## start Given material

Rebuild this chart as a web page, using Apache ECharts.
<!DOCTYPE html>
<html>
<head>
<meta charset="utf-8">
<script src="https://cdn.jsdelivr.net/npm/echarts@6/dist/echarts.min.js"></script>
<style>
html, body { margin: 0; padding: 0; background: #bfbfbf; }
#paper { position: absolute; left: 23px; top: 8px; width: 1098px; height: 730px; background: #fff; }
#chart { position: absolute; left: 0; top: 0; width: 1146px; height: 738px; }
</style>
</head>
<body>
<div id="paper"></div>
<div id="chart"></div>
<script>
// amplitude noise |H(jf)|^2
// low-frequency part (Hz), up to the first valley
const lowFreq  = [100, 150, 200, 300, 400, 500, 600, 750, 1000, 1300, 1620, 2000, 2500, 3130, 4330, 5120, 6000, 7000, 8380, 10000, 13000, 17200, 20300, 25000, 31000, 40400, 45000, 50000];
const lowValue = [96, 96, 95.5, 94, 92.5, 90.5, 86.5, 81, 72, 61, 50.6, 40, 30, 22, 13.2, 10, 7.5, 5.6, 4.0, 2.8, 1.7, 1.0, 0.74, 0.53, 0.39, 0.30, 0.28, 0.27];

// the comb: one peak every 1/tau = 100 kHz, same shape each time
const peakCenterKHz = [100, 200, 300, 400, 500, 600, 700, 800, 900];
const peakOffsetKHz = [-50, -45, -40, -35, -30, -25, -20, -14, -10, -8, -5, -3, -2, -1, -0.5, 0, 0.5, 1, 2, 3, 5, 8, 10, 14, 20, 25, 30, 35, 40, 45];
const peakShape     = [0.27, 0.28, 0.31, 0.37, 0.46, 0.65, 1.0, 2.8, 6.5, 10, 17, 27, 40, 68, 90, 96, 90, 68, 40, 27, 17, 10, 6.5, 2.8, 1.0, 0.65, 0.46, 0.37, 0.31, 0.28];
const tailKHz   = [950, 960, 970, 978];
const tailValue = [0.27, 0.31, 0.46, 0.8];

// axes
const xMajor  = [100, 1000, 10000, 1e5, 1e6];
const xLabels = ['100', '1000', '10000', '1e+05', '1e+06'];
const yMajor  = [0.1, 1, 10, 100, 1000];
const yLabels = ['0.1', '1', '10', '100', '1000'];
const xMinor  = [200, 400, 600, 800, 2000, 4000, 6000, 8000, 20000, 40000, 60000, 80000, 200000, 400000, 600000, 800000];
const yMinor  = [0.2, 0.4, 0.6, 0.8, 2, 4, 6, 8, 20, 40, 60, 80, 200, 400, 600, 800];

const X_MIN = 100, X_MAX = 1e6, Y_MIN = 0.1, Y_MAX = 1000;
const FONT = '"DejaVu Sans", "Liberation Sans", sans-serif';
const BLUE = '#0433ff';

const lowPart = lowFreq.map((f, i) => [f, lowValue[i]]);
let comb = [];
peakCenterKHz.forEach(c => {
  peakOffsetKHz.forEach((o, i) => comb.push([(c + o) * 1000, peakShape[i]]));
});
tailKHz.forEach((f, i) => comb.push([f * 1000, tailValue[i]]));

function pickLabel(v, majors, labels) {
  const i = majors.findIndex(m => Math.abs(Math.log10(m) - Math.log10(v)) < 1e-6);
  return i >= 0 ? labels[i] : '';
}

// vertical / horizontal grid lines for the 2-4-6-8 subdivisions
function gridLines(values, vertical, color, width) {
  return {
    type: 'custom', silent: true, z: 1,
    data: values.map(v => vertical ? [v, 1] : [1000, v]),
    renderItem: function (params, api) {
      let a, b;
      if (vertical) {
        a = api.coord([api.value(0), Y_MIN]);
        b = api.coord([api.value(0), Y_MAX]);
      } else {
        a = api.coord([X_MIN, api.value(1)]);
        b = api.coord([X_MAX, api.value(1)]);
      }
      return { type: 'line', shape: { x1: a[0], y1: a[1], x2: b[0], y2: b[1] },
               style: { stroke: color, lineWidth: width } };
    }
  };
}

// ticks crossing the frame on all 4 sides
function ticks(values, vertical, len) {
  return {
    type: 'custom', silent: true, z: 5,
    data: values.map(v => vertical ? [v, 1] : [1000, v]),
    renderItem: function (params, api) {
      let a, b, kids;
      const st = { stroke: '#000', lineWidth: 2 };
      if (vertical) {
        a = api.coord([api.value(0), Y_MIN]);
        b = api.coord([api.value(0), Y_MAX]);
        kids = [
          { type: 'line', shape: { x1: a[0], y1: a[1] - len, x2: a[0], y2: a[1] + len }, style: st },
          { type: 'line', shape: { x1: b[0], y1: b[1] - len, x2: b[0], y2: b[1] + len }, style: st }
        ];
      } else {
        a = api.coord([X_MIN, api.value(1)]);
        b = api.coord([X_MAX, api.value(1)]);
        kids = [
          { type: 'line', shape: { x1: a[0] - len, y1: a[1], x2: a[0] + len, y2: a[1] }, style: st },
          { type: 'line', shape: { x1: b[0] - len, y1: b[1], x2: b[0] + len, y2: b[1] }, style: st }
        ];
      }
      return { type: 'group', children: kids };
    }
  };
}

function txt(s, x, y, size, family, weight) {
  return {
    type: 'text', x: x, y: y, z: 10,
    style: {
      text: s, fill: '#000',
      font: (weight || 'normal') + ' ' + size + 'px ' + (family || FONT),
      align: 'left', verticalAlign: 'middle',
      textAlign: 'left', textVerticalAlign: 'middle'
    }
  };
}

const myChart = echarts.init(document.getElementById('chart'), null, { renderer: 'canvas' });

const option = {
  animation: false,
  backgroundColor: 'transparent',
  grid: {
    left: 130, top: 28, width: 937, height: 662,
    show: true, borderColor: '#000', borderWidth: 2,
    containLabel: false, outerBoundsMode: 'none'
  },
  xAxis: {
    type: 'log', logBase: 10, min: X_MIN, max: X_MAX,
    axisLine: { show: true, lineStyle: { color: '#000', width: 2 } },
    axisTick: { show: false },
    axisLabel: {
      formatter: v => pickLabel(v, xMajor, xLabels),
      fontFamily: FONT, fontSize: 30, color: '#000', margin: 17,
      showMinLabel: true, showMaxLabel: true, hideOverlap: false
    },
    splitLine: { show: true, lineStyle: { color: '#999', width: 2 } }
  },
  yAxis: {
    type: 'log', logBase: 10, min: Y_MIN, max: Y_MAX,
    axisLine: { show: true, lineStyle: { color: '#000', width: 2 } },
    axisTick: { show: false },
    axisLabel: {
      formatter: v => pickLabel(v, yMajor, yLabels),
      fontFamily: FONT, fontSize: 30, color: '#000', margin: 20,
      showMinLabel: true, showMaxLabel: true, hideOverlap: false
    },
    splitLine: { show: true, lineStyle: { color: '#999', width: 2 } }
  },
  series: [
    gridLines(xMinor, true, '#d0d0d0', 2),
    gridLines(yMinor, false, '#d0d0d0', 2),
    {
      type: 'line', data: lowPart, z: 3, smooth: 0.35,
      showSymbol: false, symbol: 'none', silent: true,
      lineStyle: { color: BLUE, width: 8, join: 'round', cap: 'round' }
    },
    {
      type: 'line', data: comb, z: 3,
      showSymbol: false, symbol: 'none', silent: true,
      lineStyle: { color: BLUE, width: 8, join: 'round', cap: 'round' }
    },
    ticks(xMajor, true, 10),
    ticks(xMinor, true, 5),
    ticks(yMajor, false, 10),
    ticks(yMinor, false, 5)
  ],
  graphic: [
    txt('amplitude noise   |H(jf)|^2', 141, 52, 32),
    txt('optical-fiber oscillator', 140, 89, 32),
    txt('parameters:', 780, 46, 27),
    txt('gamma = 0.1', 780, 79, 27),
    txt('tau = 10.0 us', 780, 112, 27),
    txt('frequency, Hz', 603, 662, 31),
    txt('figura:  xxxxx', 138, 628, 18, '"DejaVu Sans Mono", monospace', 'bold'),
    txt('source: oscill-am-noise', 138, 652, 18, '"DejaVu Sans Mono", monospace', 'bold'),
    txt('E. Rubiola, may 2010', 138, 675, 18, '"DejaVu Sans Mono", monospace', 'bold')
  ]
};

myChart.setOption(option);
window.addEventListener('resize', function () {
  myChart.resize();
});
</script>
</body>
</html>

## end Given material

--- Your task ---
Quote the listing above from its first line to the line with "0.30, 0.28, 0.27];", inclusive, and add nothing.

--- Exercise solution ---
Rebuild this chart as a web page, using Apache ECharts.
<!DOCTYPE html>
<html>
<head>
<meta charset="utf-8">
<script src="https://cdn.jsdelivr.net/npm/echarts@6/dist/echarts.min.js"></script>
<style>
html, body { margin: 0; padding: 0; background: #bfbfbf; }
#paper { position: absolute; left: 23px; top: 8px; width: 1098px; height: 730px; background: #fff; }
#chart { position: absolute; left: 0; top: 0; width: 1146px; height: 738px; }
</style>
</head>
<body>
<div id="paper"></div>
<div id="chart"></div>
<script>
// amplitude noise |H(jf)|^2
// low-frequency part (Hz), up to the first valley
const lowFreq  = [100, 150, 200, 300, 400, 500, 600, 750, 1000, 1300, 1620, 2000, 2500, 3130, 4330, 5120, 6000, 7000, 8380, 10000, 13000, 17200, 20300, 25000, 31000, 40400, 45000, 50000];
const lowValue = [96, 96, 95.5, 94, 92.5, 90.5, 86.5, 81, 72, 61, 50.6, 40, 30, 22, 13.2, 10, 7.5, 5.6, 4.0, 2.8, 1.7, 1.0, 0.74, 0.53, 0.39, 0.30, 0.28, 0.27];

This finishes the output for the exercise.